---- Records supplied

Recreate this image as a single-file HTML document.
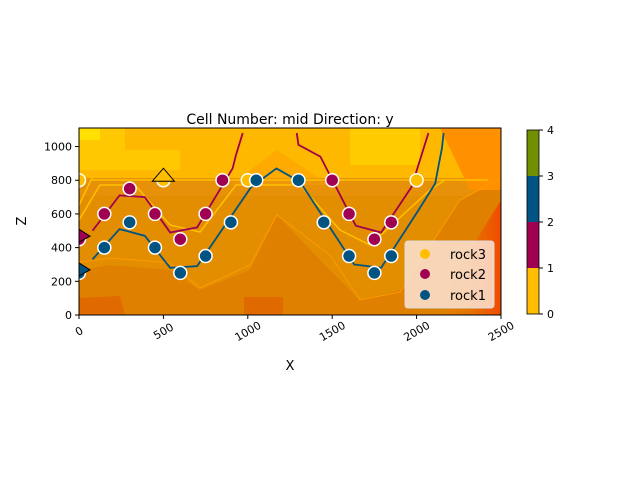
<!DOCTYPE html>
<html><head><meta charset="utf-8"><style>
body{margin:0;background:#fff;font-family:"Liberation Sans","DejaVu Sans",sans-serif}
svg text{font-family:"DejaVu Sans","Liberation Sans",sans-serif}
</style></head><body>
<svg id="c" width="640" height="480" xmlns="http://www.w3.org/2000/svg">
<defs><clipPath id="pc"><rect x="79" y="128" width="422" height="187"/></clipPath>
<linearGradient id="rg" x1="0" x2="1" y1="0" y2="0"><stop offset="0" stop-color="#e08a00" stop-opacity="0"/><stop offset="1" stop-color="#f04a00"/></linearGradient></defs>
<g clip-path="url(#pc)">
<rect x="79" y="128" width="422" height="187" fill="#e28e00"/>
<rect x="79" y="128" width="422" height="50" fill="#ffb800"/>
<polygon points="79,128 125,128 125,150 180,150 180,170 79,170" fill="#ffc800"/>
<polygon points="79,128 100,128 100,140 79,140" fill="#ffe000"/>
<polygon points="350,128 420,128 420,165 350,165" fill="#ffcc00"/>
<polygon points="230,185 277,150 330,185" fill="#ffaa00"/>
<polygon points="79,178 501,178 501,196 79,196" fill="#e8920a" opacity="0.8"/>
<polygon points="79,270 110,265 170,270 200,290 250,270 277,215 320,260 360,300 400,290 460,200 501,180 501,315 79,315" fill="#e08000"/>
<polygon points="79,298 120,296 125,315 79,315" fill="#e06a00"/>
<polygon points="244,297 283,297 283,315 244,315" fill="#e06a00"/>
<polygon points="430,315 501,200 501,315" fill="url(#rg)"/>
<polygon points="440,128 501,128 501,190 470,190" fill="#ff9000"/>
<polyline points="79,220 100,185 135,185 170,225 200,232 236,185 300,185 340,230 370,245 430,190 445,180" fill="none" stroke="#ffc000" stroke-width="1.5"/>
<polyline points="79,205 92,178" fill="none" stroke="#ffc000" stroke-width="1.5"/>
<polyline points="92,180 488,180" fill="none" stroke="#ffc000" stroke-width="1.5"/>
<polyline points="79,262 110,258 170,263 200,288 250,265 277,215 330,255 360,300 400,292 460,200 501,178" fill="none" stroke="#ff9a00" stroke-width="1"/>
</g>
<g id="marks" clip-path="url(#pc)"></g>
<g id="axes"></g>
<text x="290" y="124" text-anchor="middle" font-size="14">Cell Number: mid Direction: y</text>
<text x="290" y="370" text-anchor="middle" font-size="13">X</text>
<text x="26" y="221" text-anchor="middle" font-size="13" transform="rotate(-90 26 221)">Z</text>
<g>
<rect x="405" y="241" width="89" height="67" rx="3" fill="#fbe4d6" fill-opacity="0.85" stroke="#ddd"/>
<circle cx="425" cy="254" r="5" fill="#ffbe00"/><text x="450" y="259" font-size="13">rock3</text>
<circle cx="425" cy="274" r="5" fill="#9f0052"/><text x="450" y="279" font-size="13">rock2</text>
<circle cx="425" cy="295" r="5" fill="#015482"/><text x="450" y="300" font-size="13">rock1</text>
</g>
<g>
<rect x="527" y="268" width="12" height="46" fill="#ffbe00"/>
<rect x="527" y="222" width="12" height="46" fill="#9f0052"/>
<rect x="527" y="176" width="12" height="46" fill="#015482"/>
<rect x="527" y="130" width="12" height="46" fill="#728f02"/>
<rect x="527" y="130" width="12" height="184" fill="none" stroke="#000" stroke-width="0.8"/>
<g font-size="11">
<line x1="539" x2="543" y1="314" y2="314" stroke="#000"/><text x="547" y="318">0</text>
<line x1="539" x2="543" y1="268" y2="268" stroke="#000"/><text x="547" y="272">1</text>
<line x1="539" x2="543" y1="222" y2="222" stroke="#000"/><text x="547" y="226">2</text>
<line x1="539" x2="543" y1="176" y2="176" stroke="#000"/><text x="547" y="180">3</text>
<line x1="539" x2="543" y1="130" y2="130" stroke="#000"/><text x="547" y="134">4</text>
</g></g>
</svg>
<script>
const xTicks=[0,500,1000,1500,2000,2500];
const yTicks=[0,200,400,600,800,1000];
const rock3X=[0,500,1000,2000];
const rock3Z=[800,800,800,800];
const rock2X=[0,150,300,450,600,750,850,1500,1600,1750,1850];
const rock2Z=[450,600,750,600,450,600,800,800,600,450,550];
const rock1X=[0,150,300,450,600,750,900,1050,1300,1450,1600,1750,1850];
const rock1Z=[250,400,550,400,250,350,550,800,800,550,350,250,350];
const line2aX=[80,240,390,540,700,910,930,970];
const line2aZ=[500,710,700,490,520,870,950,1080];
const line2bX=[1290,1300,1430,1640,1790,1970,2070];
const line2bZ=[1080,1010,940,530,490,760,1080];
const line1X=[80,240,390,540,700,1020,1170,1310,1630,1790,2010,2110,2150,2160];
const line1Z=[330,510,470,280,290,760,870,790,300,280,620,780,990,1080];
const X0=79,X1=501,Y0=315,Y1=128,XMAX=2500,ZMAX=1110;
const sx=v=>X0+v/XMAX*(X1-X0);
const sy=v=>Y0-v/ZMAX*(Y0-Y1);
const NS="http://www.w3.org/2000/svg";
const marks=document.getElementById('marks'),axes=document.getElementById('axes');
function mk(p,tag,at){const e=document.createElementNS(NS,tag);for(const k in at)e.setAttribute(k,at[k]);p.appendChild(e);return e;}
function line(xs,zs,col,name){const e=mk(marks,'polyline',{points:xs.map((x,i)=>sx(x)+','+sy(zs[i])).join(' '),fill:'none',stroke:col,'stroke-width':1.8});

}
line(line2aX,line2aZ,'#9f0052','rock2-boundary-left');
line(line2bX,line2bZ,'#9f0052','rock2-boundary-right');
line(line1X,line1Z,'#015482','rock1-boundary');
function pts(xs,zs,col,name){xs.forEach((x,i)=>{const c=mk(marks,'circle',{cx:sx(x),cy:sy(zs[i]),r:6.5,fill:col,stroke:'#fff','stroke-width':1.5});

});}
pts(rock3X,rock3Z,'#ffbe00','rock3');
pts(rock2X,rock2Z,'#9f0052','rock2');
pts(rock1X,rock1Z,'#015482','rock1');
const tri=mk(marks,'polygon',{points:`${sx(500)-11},${sy(800)+1} ${sx(500)},${sy(800)-12} ${sx(500)+11},${sy(800)+1}`,fill:'#ffbe00',stroke:'#000','stroke-width':1});


const t2=mk(marks,'polygon',{points:`${sx(0)},${sy(450)-10} ${sx(0)+11},${sy(450)-3} ${sx(0)},${sy(450)+3}`,fill:'#9f0052',stroke:'#000'});


const t1=mk(marks,'polygon',{points:`${sx(0)},${sy(250)-10} ${sx(0)+11},${sy(250)-3} ${sx(0)},${sy(250)+3}`,fill:'#015482',stroke:'#000'});


const fr=mk(axes,'rect',{x:X0,y:Y1,width:X1-X0,height:Y0-Y1,fill:'none',stroke:'#000','stroke-width':1});


xTicks.forEach(t=>{const x=sx(t);mk(axes,'line',{x1:x,x2:x,y1:Y0,y2:Y0+4,stroke:'#000'});
const l=mk(axes,'text',{x:x,y:Y0+20,'font-size':11,'text-anchor':'middle',transform:`rotate(-30 ${x} ${Y0+16})`});l.textContent=t;

});
yTicks.forEach(t=>{const y=sy(t);mk(axes,'line',{x1:X0-4,x2:X0,y1:y,y2:y,stroke:'#000'});
const l=mk(axes,'text',{x:X0-7,y:y+4,'font-size':11,'text-anchor':'end'});l.textContent=t;

});
</script>
</body></html>
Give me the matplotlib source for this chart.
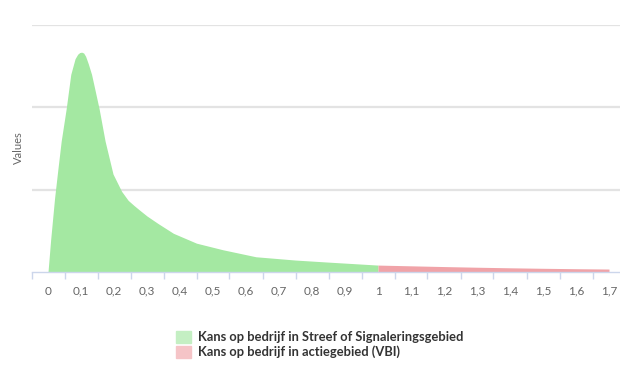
import matplotlib.pyplot as plt
from matplotlib.patches import Patch

# Data (y in grid units)
x_groen = [0, 0.008, 0.02, 0.03, 0.04, 0.055, 0.069, 0.082, 0.09, 0.096, 0.102, 0.108,
           0.114, 0.122, 0.132, 0.143, 0.155, 0.173, 0.197, 0.223, 0.243, 0.26, 0.275,
           0.3, 0.333, 0.38, 0.45, 0.53, 0.63, 0.75, 0.85, 1.0]
y_groen = [0, 0.39, 0.9, 1.25, 1.59, 1.98, 2.4, 2.59, 2.645, 2.665, 2.67, 2.66,
           2.62, 2.53, 2.4, 2.2, 1.98, 1.59, 1.19, 0.98, 0.87, 0.81, 0.76,
           0.68, 0.59, 0.47, 0.35, 0.27, 0.185, 0.145, 0.12, 0.084]
x_rood = [1.0, 1.1, 1.2, 1.3, 1.4, 1.5, 1.6, 1.7]
y_rood = [0.084, 0.075, 0.066, 0.058, 0.051, 0.045, 0.04, 0.036]

tick_waarden = [round(i * 0.1, 1) for i in range(18)]
tick_labels = ['0', '0,1', '0,2', '0,3', '0,4', '0,5', '0,6', '0,7', '0,8', '0,9',
               '1', '1,1', '1,2', '1,3', '1,4', '1,5', '1,6', '1,7']
legenda = ['Kans op bedrijf in Streef of Signaleringsgebied',
           'Kans op bedrijf in actiegebied (VBI)']

groen = '#a4e8a2'
rood = '#f0a3a8'

plt.rcParams['font.family'] = ['Lato', 'DejaVu Sans']

fig = plt.figure(figsize=(6.2, 3.8), dpi=100)
ax = fig.add_axes([31.5 / 620, 108 / 380, 594 / 620, 247 / 380])

ax.fill_between(x_groen, y_groen, 0, color=groen, lw=0)
ax.fill_between(x_rood, y_rood, 0, color=rood, lw=0)

ax.set_xlim(-0.05, 1.75)
ax.set_ylim(0, 3)

# gridlijnen
ax.set_yticks([1, 2, 3])
ax.yaxis.grid(True, color='#e3e3e3', lw=1.6)
ax.set_axisbelow(True)
ax.tick_params(axis='y', length=0, labelleft=False)

# x-as: streepjes tussen de categorieën, labels in het midden
grenzen = [t - 0.05 for t in tick_waarden] + [1.75]
ax.set_xticks(grenzen)
ax.set_xticklabels([])
ax.tick_params(axis='x', which='major', length=5, color='#ccd6eb', width=1)
ax.set_xticks(tick_waarden, minor=True)
ax.set_xticklabels(tick_labels, minor=True)
ax.tick_params(axis='x', which='minor', length=0, pad=10, labelsize=8.5, labelcolor='#666666')

for s in ['top', 'right', 'left']:
    ax.spines[s].set_visible(False)
ax.spines['bottom'].set_color('#ccd6eb')
ax.spines['bottom'].set_linewidth(1)

fig.text(18 / 620, 1 - 148 / 380, 'Values', rotation=90, ha='center', va='center',
         fontsize=8, color='#666666')

handles = [Patch(color='#c4efc3'), Patch(color='#f5c4c7')]
fig.legend(handles, legenda, loc='upper left', bbox_to_anchor=(176 / 620, 1 - 331 / 380),
           frameon=False, handlelength=1.15, handleheight=1.0, handletextpad=0.55,
           labelspacing=0.2, borderpad=0, borderaxespad=0,
           prop={'weight': 'bold', 'size': 9.3}, labelcolor='#333333')

plt.savefig('out.png', dpi=100)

--------

§ **The task**: Using the data above, extract exactly the lines from the one containing "Give me the matplotlib source for this chart." through the one containing "ax.set_ylim(0, 3)". Pictures are left out.

§ **Exercise answer**:
Give me the matplotlib source for this chart.
import matplotlib.pyplot as plt
from matplotlib.patches import Patch

# Data (y in grid units)
x_groen = [0, 0.008, 0.02, 0.03, 0.04, 0.055, 0.069, 0.082, 0.09, 0.096, 0.102, 0.108,
           0.114, 0.122, 0.132, 0.143, 0.155, 0.173, 0.197, 0.223, 0.243, 0.26, 0.275,
           0.3, 0.333, 0.38, 0.45, 0.53, 0.63, 0.75, 0.85, 1.0]
y_groen = [0, 0.39, 0.9, 1.25, 1.59, 1.98, 2.4, 2.59, 2.645, 2.665, 2.67, 2.66,
           2.62, 2.53, 2.4, 2.2, 1.98, 1.59, 1.19, 0.98, 0.87, 0.81, 0.76,
           0.68, 0.59, 0.47, 0.35, 0.27, 0.185, 0.145, 0.12, 0.084]
x_rood = [1.0, 1.1, 1.2, 1.3, 1.4, 1.5, 1.6, 1.7]
y_rood = [0.084, 0.075, 0.066, 0.058, 0.051, 0.045, 0.04, 0.036]

tick_waarden = [round(i * 0.1, 1) for i in range(18)]
tick_labels = ['0', '0,1', '0,2', '0,3', '0,4', '0,5', '0,6', '0,7', '0,8', '0,9',
               '1', '1,1', '1,2', '1,3', '1,4', '1,5', '1,6', '1,7']
legenda = ['Kans op bedrijf in Streef of Signaleringsgebied',
           'Kans op bedrijf in actiegebied (VBI)']

groen = '#a4e8a2'
rood = '#f0a3a8'

plt.rcParams['font.family'] = ['Lato', 'DejaVu Sans']

fig = plt.figure(figsize=(6.2, 3.8), dpi=100)
ax = fig.add_axes([31.5 / 620, 108 / 380, 594 / 620, 247 / 380])

ax.fill_between(x_groen, y_groen, 0, color=groen, lw=0)
ax.fill_between(x_rood, y_rood, 0, color=rood, lw=0)

ax.set_xlim(-0.05, 1.75)
ax.set_ylim(0, 3)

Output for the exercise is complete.